What Canadians now need to bring to fruition is a Liberal victory in the imminent election. That will constitute three loud messages.
First, that Carney is the right man for the job, and would be wherever he was, bringing extraordinary competence to the position as well as sense, and sensibility. (Worth about £1,000 to anyone these days—reflecting on a comment he once made in England about Jane Austen).
Second, that Canada truly is not for sale, that anyone who ever imagined it was has no understanding of the country or its people. Britain may not have come off the victor in 1812, but Mr Carney will have no intention of allowing his bombastic southern neighbour to chance its arm at a repeat. Disarming those ambitions will be his first task.
Third, and perhaps most importantly for those outside Canada and the United States, it shows that nationalists may be keen to rule the roost and issue the orders, but only within secure, non-threatened borders. When the frontier is so much as a subject of banter from someone across the way who doesn’t appear to know what they’re doing, you want someone in charge where you are who does.
Canadians may be disappointed to not yet have had any forthright commitment to their defence from their King (who can’t constitutionally say what he might be thinking in any case), the British prime minister (who’s trying to save Ukraine’s relationship with Trump and sees such questions as a distraction to that), or David Lammy (who, as the UK’s top diplomat is, unsurprisingly, remaining diplomatic about the question). None of them wants to engage in bluster.
But bluster is Trump’s style: he makes a vague threat, backs it up with taunts (at one point calling Trudeau the Governor), and has all other players treading on eggs with him. They have no choice, since they can’t afford to be seen as escalating a potential issue as long as there is something they want to achieve diplomatically. But it does mean Trump might later still revert to his previous reserved position.
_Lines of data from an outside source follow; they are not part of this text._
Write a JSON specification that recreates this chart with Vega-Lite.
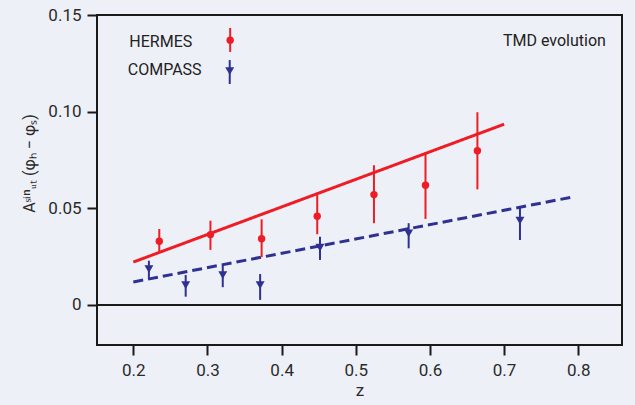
{
  "$schema": "https://vega.github.io/schema/vega-lite/v6.json",
  "width": 525,
  "height": 330,
  "autosize": "none",
  "padding": {"left": 97, "top": 15, "right": 13, "bottom": 60},
  "background": "#eef0f7",
  "config": {
    "view": {"stroke": "#1a1a1a", "strokeWidth": 2},
    "font": "Roboto",
    "axis": {"grid": false, "domain": false, "tickColor": "#1a1a1a", "tickWidth": 2, "tickSize": 10, "labelColor": "#2a2a2a", "titleColor": "#2a2a2a", "labelFont": "Roboto", "titleFont": "Roboto", "labelFontSize": 17, "titleFontWeight": "normal"}
  },
  "datasets": {
    "obs": [
      {"series": "HERMES", "z": 0.235, "A": 0.0330, "lo": 0.0276, "hi": 0.0393},
      {"series": "HERMES", "z": 0.304, "A": 0.0364, "lo": 0.0285, "hi": 0.0436},
      {"series": "HERMES", "z": 0.373, "A": 0.0343, "lo": 0.0247, "hi": 0.0443},
      {"series": "HERMES", "z": 0.448, "A": 0.0459, "lo": 0.0366, "hi": 0.0569},
      {"series": "HERMES", "z": 0.5245, "A": 0.0571, "lo": 0.0423, "hi": 0.0723},
      {"series": "HERMES", "z": 0.594, "A": 0.0619, "lo": 0.0445, "hi": 0.0790},
      {"series": "HERMES", "z": 0.664, "A": 0.0798, "lo": 0.0598, "hi": 0.0997},
      {"series": "COMPASS", "z": 0.221, "A": 0.0186, "lo": 0.0133, "hi": 0.0229},
      {"series": "COMPASS", "z": 0.2706, "A": 0.0103, "lo": 0.0043, "hi": 0.0155},
      {"series": "COMPASS", "z": 0.3206, "A": 0.0155, "lo": 0.0092, "hi": 0.0207},
      {"series": "COMPASS", "z": 0.371, "A": 0.0103, "lo": 0.0026, "hi": 0.0160},
      {"series": "COMPASS", "z": 0.4517, "A": 0.0297, "lo": 0.0233, "hi": 0.0353},
      {"series": "COMPASS", "z": 0.5713, "A": 0.0371, "lo": 0.0293, "hi": 0.0423},
      {"series": "COMPASS", "z": 0.7214, "A": 0.0436, "lo": 0.0336, "hi": 0.0512}
    ],
    "fits": [
      {"series": "HERMES", "z": 0.2, "A": 0.0222},
      {"series": "HERMES", "z": 0.7, "A": 0.0935},
      {"series": "COMPASS", "z": 0.2, "A": 0.0119},
      {"series": "COMPASS", "z": 0.7946, "A": 0.0560}
    ],
    "legend": [
      {"series": "HERMES", "tz": 0.1946, "ty": 0.136, "z": 0.3306, "A": 0.137, "lo": 0.1309, "hi": 0.1433},
      {"series": "COMPASS", "tz": 0.1925, "ty": 0.1214, "z": 0.330, "A": 0.121, "lo": 0.1143, "hi": 0.1267}
    ],
    "notes": [
      {"label": "TMD evolution", "z": 0.8373, "A": 0.1367}
    ]
  },
  "encoding": {
    "x": {"field": "z", "type": "quantitative", "scale": {"domain": [0.151, 0.859], "nice": false, "zero": false},
      "axis": {"values": [0.2, 0.3, 0.4, 0.5, 0.6, 0.7, 0.8], "format": ".1f", "title": "z", "titleFontSize": 17, "labelPadding": 7, "titlePadding": 4}},
    "y": {"field": "A", "type": "quantitative", "scale": {"domain": [-0.0207, 0.15], "nice": false, "zero": false},
      "axis": {"values": [0, 0.05, 0.1, 0.15], "labelExpr": "datum.value == 0 ? '0' : format(datum.value, '.2f')", "labelPadding": 6, "title": "Aˢⁱⁿᵤₜ (φₕ − φₛ)", "titleFontSize": 16, "titlePadding": 10, "titleY": 148}},
    "color": {"field": "series", "type": "nominal", "scale": {"domain": ["HERMES", "COMPASS"], "range": ["#ee1d25", "#2e3192"]}, "legend": null}
  },
  "layer": [
    {
      "data": {"values": [{"A": 0}]},
      "mark": {"type": "rule", "color": "#1a1a1a", "strokeWidth": 2},
      "encoding": {"y": {"field": "A", "type": "quantitative"}, "x": null, "color": null}
    },
    {
      "data": {"name": "fits"},
      "mark": {"type": "line", "strokeWidth": 3},
      "encoding": {
        "strokeDash": {"field": "series", "type": "nominal", "scale": {"domain": ["HERMES", "COMPASS"], "range": [[1, 0], [10, 5]]}, "legend": null}
      }
    },
    {
      "data": {"name": "obs"},
      "mark": {"type": "rule", "strokeWidth": 2},
      "encoding": {"y": {"field": "lo", "type": "quantitative"}, "y2": {"field": "hi"}}
    },
    {
      "data": {"name": "obs"},
      "mark": {"type": "point", "filled": true, "opacity": 1},
      "encoding": {
        "shape": {"field": "series", "type": "nominal", "scale": {"domain": ["HERMES", "COMPASS"], "range": ["circle", "triangle-down"]}, "legend": null},
        "size": {"field": "series", "type": "nominal", "scale": {"domain": ["HERMES", "COMPASS"], "range": [55, 80]}, "legend": null}
      }
    },
    {
      "data": {"name": "legend"},
      "mark": {"type": "rule", "strokeWidth": 2},
      "encoding": {"y": {"field": "lo", "type": "quantitative"}, "y2": {"field": "hi"}}
    },
    {
      "data": {"name": "legend"},
      "mark": {"type": "point", "filled": true, "opacity": 1},
      "encoding": {
        "shape": {"field": "series", "type": "nominal", "scale": {"domain": ["HERMES", "COMPASS"], "range": ["circle", "triangle-down"]}, "legend": null},
        "size": {"field": "series", "type": "nominal", "scale": {"domain": ["HERMES", "COMPASS"], "range": [55, 80]}, "legend": null}
      }
    },
    {
      "data": {"name": "legend"},
      "mark": {"type": "text", "align": "left", "baseline": "middle", "fontSize": 16, "font": "Roboto", "color": "#222222"},
      "encoding": {"x": {"field": "tz", "type": "quantitative"}, "y": {"field": "ty", "type": "quantitative"}, "text": {"field": "series"}, "color": null, "size": null}
    },
    {
      "data": {"name": "notes"},
      "mark": {"type": "text", "align": "right", "baseline": "middle", "fontSize": 16, "font": "Roboto", "color": "#222222"},
      "encoding": {"text": {"field": "label"}, "color": null}
    }
  ]
}
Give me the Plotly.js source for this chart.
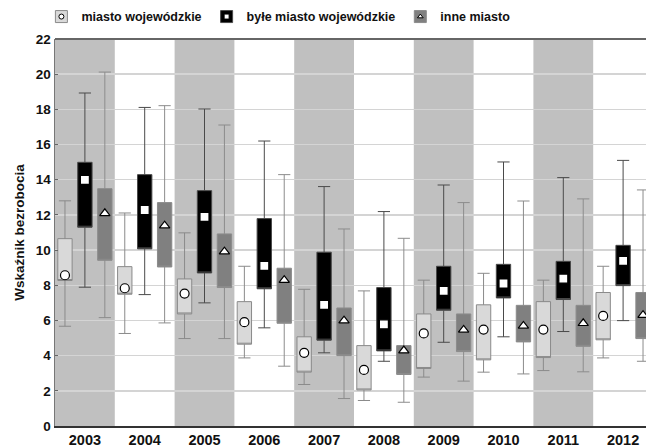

As the party directly aggressed by Trump’s threats against Canada, Mark Carney is the only one who can directly reject them.
The prime question for any voters, wherever they might be, is increasingly becoming: do you want a leader who can bluster, in whom you don’t believe yourself; or do you want a leader in whom you can believe, and who will defend you if it comes to threats against your sovereignty?
Does global security start to look more reassuring with Volodymyr Zelenskyy on one side of the world, Mark Carney on the other and Sir Keir Starmer in between them? Are these men who look as though they can hold off a Leviathan?